Configure the cluster to use the S3 object store by setting the S3 URL. Note the bucket name is not included in the S3 URL.

curl -s -k -u $USER:$PASS -H content-type:application/json -X PUT 
https://localhost:9443/v1/cluster -d '{"s3_url": '\"$S3_IP\"'}'

Configure the cluster S3 backup for privacy only. 

curl -s -k -u $USER:$PASS -H content-type:application/json -X PUT 
https://localhost:9443/v1/cluster -d 
'{"s3_certificate_verification":false}'

Validate the backup location. Note the only response on success is an HTTP 200 OK.

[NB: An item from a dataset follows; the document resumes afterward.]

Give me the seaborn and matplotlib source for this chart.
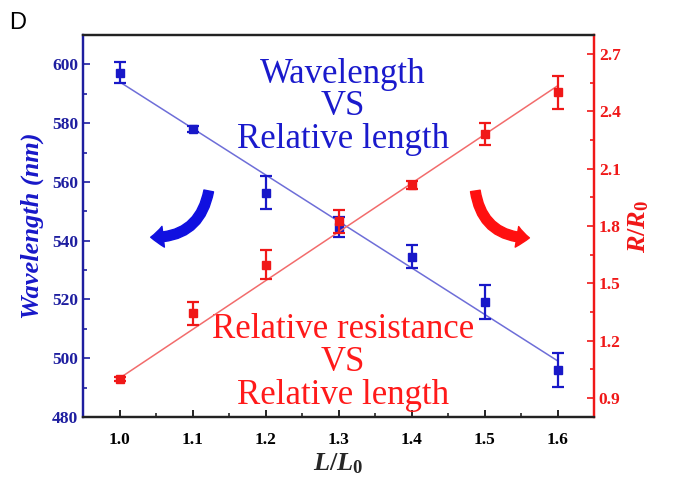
import numpy as np
import matplotlib
matplotlib.use("Agg")
import matplotlib.pyplot as plt
from matplotlib.patches import FancyArrowPatch
from matplotlib.ticker import MultipleLocator
import seaborn as sns

# data
ratio = [1.0, 1.1, 1.2, 1.3, 1.4, 1.5, 1.6]
wavelength = [597.2, 578.1, 556.4, 544.6, 534.6, 519.2, 495.9]
wavelength_err = [3.7, 1.0, 5.7, 3.5, 4.0, 5.8, 5.8]
resistance = [1.0, 1.344, 1.597, 1.824, 2.016, 2.281, 2.50]
resistance_err = [0.01, 0.06, 0.075, 0.06, 0.02, 0.057, 0.085]

BLUE = '#1818c8'
BLUE_LINE = '#6e6ed8'
BLUE_TICK = '#1e1ea0'
RED = '#f01818'
RED_LINE = '#f26c6c'

sns.set_style('ticks')
plt.rcParams['font.family'] = ['Liberation Serif', 'DejaVu Serif']
plt.rcParams['mathtext.fontset'] = 'custom'
plt.rcParams['mathtext.it'] = 'Liberation Serif:italic:bold'
plt.rcParams['mathtext.rm'] = 'Liberation Serif:bold'


def weighted_fit(x, y, err):
    # linear fit weighted by the error bars (instrumental weighting)
    coef = np.polyfit(x, y, 1, w=1.0 / np.asarray(err))
    return np.polyval(coef, x)


fig = plt.figure(figsize=(6.76, 4.79), dpi=100)
ax = fig.add_axes([0.1228, 0.1294, 0.7559, 0.7975])
ax2 = ax.twinx()

# blue: wavelength
sns.lineplot(x=ratio, y=weighted_fit(ratio, wavelength, wavelength_err), ax=ax,
             color=BLUE_LINE, lw=1.1)
ax.errorbar(ratio, wavelength, yerr=wavelength_err, fmt='s', color=BLUE,
            ms=6, capsize=4, elinewidth=1.6, capthick=1.6)

# red: relative resistance
sns.lineplot(x=ratio, y=weighted_fit(ratio, resistance, resistance_err), ax=ax2,
             color=RED_LINE, lw=1.1)
ax2.errorbar(ratio, resistance, yerr=resistance_err, fmt='s', color=RED,
             ms=6, capsize=4, elinewidth=1.6, capthick=1.6)

ax.set_xlim(0.95, 1.65)
ax.set_ylim(480, 610)
ax2.set_ylim(0.8, 2.8)

ax.xaxis.set_major_locator(MultipleLocator(0.1))
ax.xaxis.set_minor_locator(MultipleLocator(0.05))
ax.yaxis.set_major_locator(MultipleLocator(20))
ax.yaxis.set_minor_locator(MultipleLocator(10))
ax2.set_yticks(np.arange(0.9, 2.71, 0.3))
ax2.yaxis.set_minor_locator(MultipleLocator(0.15))

ax.tick_params(axis='both', which='both', direction='in', top=False)
ax.tick_params(axis='x', which='major', length=5, width=1.2, labelsize=12.5,
               pad=11, colors='black')
ax.tick_params(axis='x', which='minor', length=3, width=1.2)
ax.tick_params(axis='y', which='major', length=5, width=1.2, labelsize=12.5,
               colors=BLUE_TICK)
ax.tick_params(axis='y', which='minor', length=3, width=1.2, colors=BLUE_TICK)
ax2.tick_params(axis='y', which='major', direction='in', length=5, width=1.2,
                labelsize=12.5, colors=RED)
ax2.tick_params(axis='y', which='minor', direction='in', length=3, width=1.2,
                colors=RED)
ax.set_xticks(ratio)
ax.set_xticklabels(['%.1f' % t for t in ratio])
ax.set_xlim(0.95, 1.65)
for lab in ax.get_xticklabels() + ax.get_yticklabels() + ax2.get_yticklabels():
    lab.set_fontweight('bold')

for a in (ax, ax2):
    a.spines['top'].set_color('#222222')
    a.spines['bottom'].set_color('#222222')
    a.spines['left'].set_color(BLUE_TICK)
    a.spines['right'].set_color(RED)
    for s in a.spines.values():
        s.set_linewidth(1.6)

ax.set_xlabel(r'$\mathit{L/L_0}$', fontsize=19, labelpad=2)
ax.set_ylabel('Wavelength (nm)', fontsize=19, fontstyle='italic',
              fontweight='bold', color=BLUE, labelpad=6)
ax2.set_ylabel(r'$\mathit{R/R_0}$', fontsize=19, color=RED, labelpad=4)

ax.text(0.509, 0.94, 'Wavelength\nVS\nRelative length', transform=ax.transAxes,
        ha='center', va='top', fontsize=25, color='#1a1acc', linespacing=0.98)
ax.text(0.509, 0.272, 'Relative resistance\nVS\nRelative length',
        transform=ax.transAxes, ha='center', va='top', fontsize=25,
        color='#ff1a1a', linespacing=0.99, zorder=5)

# curved arrows
arr_b = FancyArrowPatch((0.247, 0.599), (0.127, 0.471), transform=ax.transAxes,
                        connectionstyle='arc3,rad=-0.45',
                        arrowstyle='simple,tail_width=7,head_width=15,head_length=9',
                        color='#1010e0', mutation_scale=1, zorder=6)
arr_r = FancyArrowPatch((0.767, 0.599), (0.879, 0.469), transform=ax.transAxes,
                        connectionstyle='arc3,rad=0.45',
                        arrowstyle='simple,tail_width=7,head_width=15,head_length=9',
                        color='#ff1010', mutation_scale=1, zorder=6)
ax.add_patch(arr_b)
ax.add_patch(arr_r)

fig.text(0.014, 0.94, 'D', fontsize=17, family='Liberation Sans', color='black')

fig.savefig('out.png', dpi=100)
plt.close(fig)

curl -s -k -u $USER:$PASS -H content-type:application/json -X POST 
https://localhost:9443/v1/bdbs/actions/validate_backup_location -d 
'{"backup_location": {"type": "s3", "bucket_name": '\"$BUCKET\"', 
"subdir": "","access_key_id": '\"$ACCESS_KEY\"', "secret_access_key": 
'\"$SECRET_KEY\"'}}'

Create a backup. Note the only response on success is an HTTP 200 OK.

curl -s -k -u $USER:$PASS -H content-type:application/json -X POST 
https://localhost:9443/v1/bdbs/1/actions/export -d 
'{"export_location": {"type": "s3", "bucket_name": '\"$BUCKET\"', 
"subdir": "", "access_key_id": '\"$ACCESS_KEY\"', "secret_access_key": 
'\"$SECRET_KEY\"'}}'

Configure a recurring backup every 30 minutes. Note the only response on success is an HTTP 200 OK.

curl -s -k -u $USER:$PASS -H content-type:application/json -X PUT 
https://localhost:9443/v1/bdbs/1 -d '{"backup":true, 
"backup_interval":1800, "backup_interval_offset":360, 
"backup_location": {"type": "s3", "bucket_name": '\"$BUCKET\"', 
"subdir": "", "access_key_id": '\"$ACCESS_KEY\"', "secret_access_key": 
'\"$SECRET_KEY\"'}}'

Final Thoughts

In a frictionless world, Redis Enterprise configured with HA and Active-Active saves you from worrying about persistence and backups. We don’t live in a frictionless world and we need both persistence and backups (along with HA) when Redis is expected to recover from system failures. It is common to see an S3 backup endpoint as can be seen by the appliance offerings from the likes of Dell EMC, NetApp, or Pure Storage. Fortunately, the verified integration with Cohesity SmartFiles makes it easy to utilize this endpoint and to include backups in operational strategies.